Waldo Tunnel is the unofficial name of a tunnel on U.S. Route 101 between the Golden Gate Bridge and Sausalito. It is named after Waldo Point along Richardson Bay between Sausalito and Mill Valley. Waldo Point is named after William Waldo, who ran unsuccessfully as a Whig candidate for governor of California in 1853.
The first bore of the tunnel was completed in 1937 and the second in 1954. The archways at the ends of the bores were painted in rainbows by a Caltrans employee, Robert Halligan, and for this reason the tunnel is occasionally referred to as the "Rainbow Tunnel".
As San Francisco and the Golden Gate Bridge are hidden from the northern approach of Route 101 by hills, it is likely that some portion of visitors receive their first view of the city and the bridge upon exiting the tunnel's southbound bore.
On January 4–5, 1982, U.S. Highway 101 was completely closed for 24 hours as a result of two landslides on the Waldo Grade caused by a severe storm in the San Francisco Bay area, and partially closed for nearly two weeks.
The first landslide was on January 4, with rock, mud and trees falling onto the highway blocking the southbound lanes and two of the northbound lanes.
A second debris avalanche began about 50 feet (15 m) below Highway 101 at about 9:35pm on January 5, in fill material that had been stable since highway construction in 1953. The slide first carried away a house on Sausalito Boulevard, and then destroyed a house below it at 85 Crescent Avenue, killing resident Sally Baum. 300 residents were evacuated to a Red Cross shelter.

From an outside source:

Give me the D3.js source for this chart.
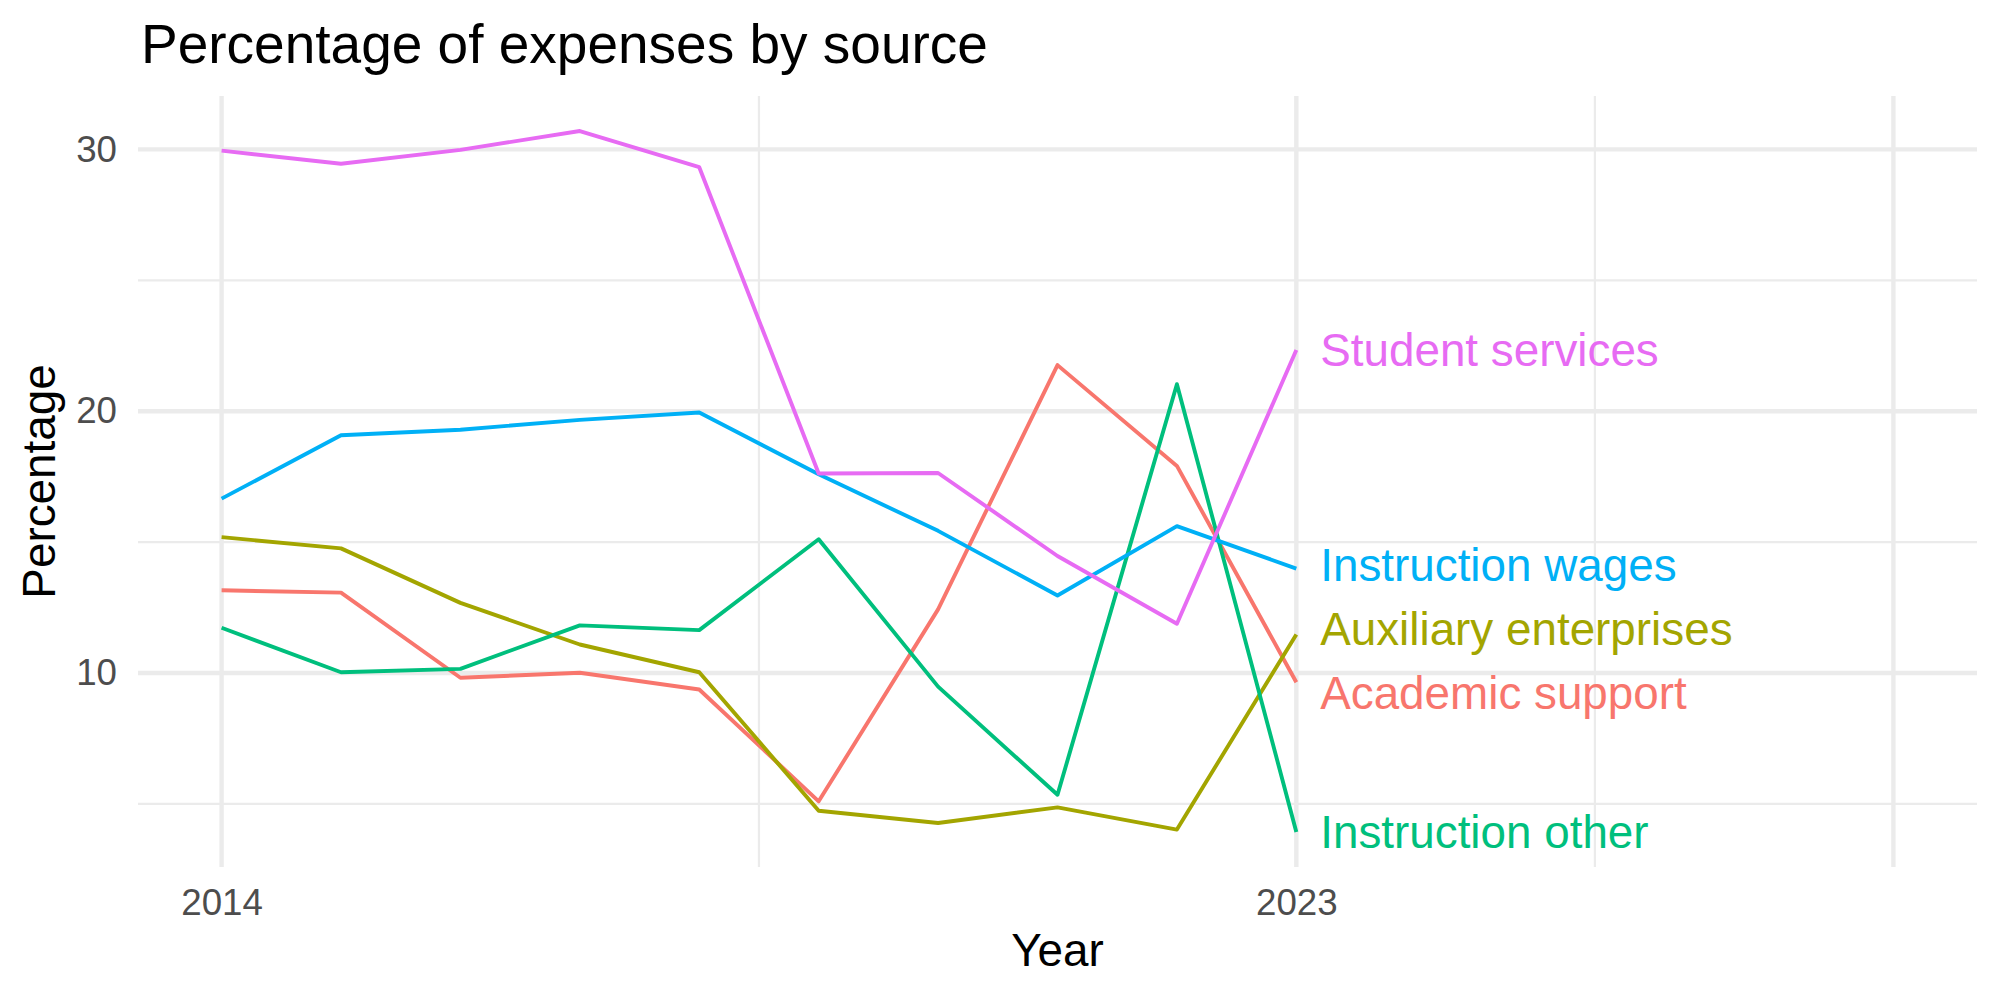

A crack developed in the roadway and, concerned that the highway might fail, CalTrans engineers closed all northbound lanes for twelve days while the road was reinforced with vertical pilings. The closure cut off Marin County from the San Francisco Peninsula. Thousands of Marin County residents were stranded in San Francisco. Some of the earth from the landslide was later transported to Mill Valley to create a building pad for the Shelter Point office complex.
The tunnel is featured in the Clint Eastwood film Dirty Harry and the Humphrey Bogart film Dark Passage. The honking of horns in the tunnel, often done deliberately for the sake of hearing the echoes, was the inspiration for harmonicist Bruce "Creeper" Kurnow's composition Honk If You Love Harmonica.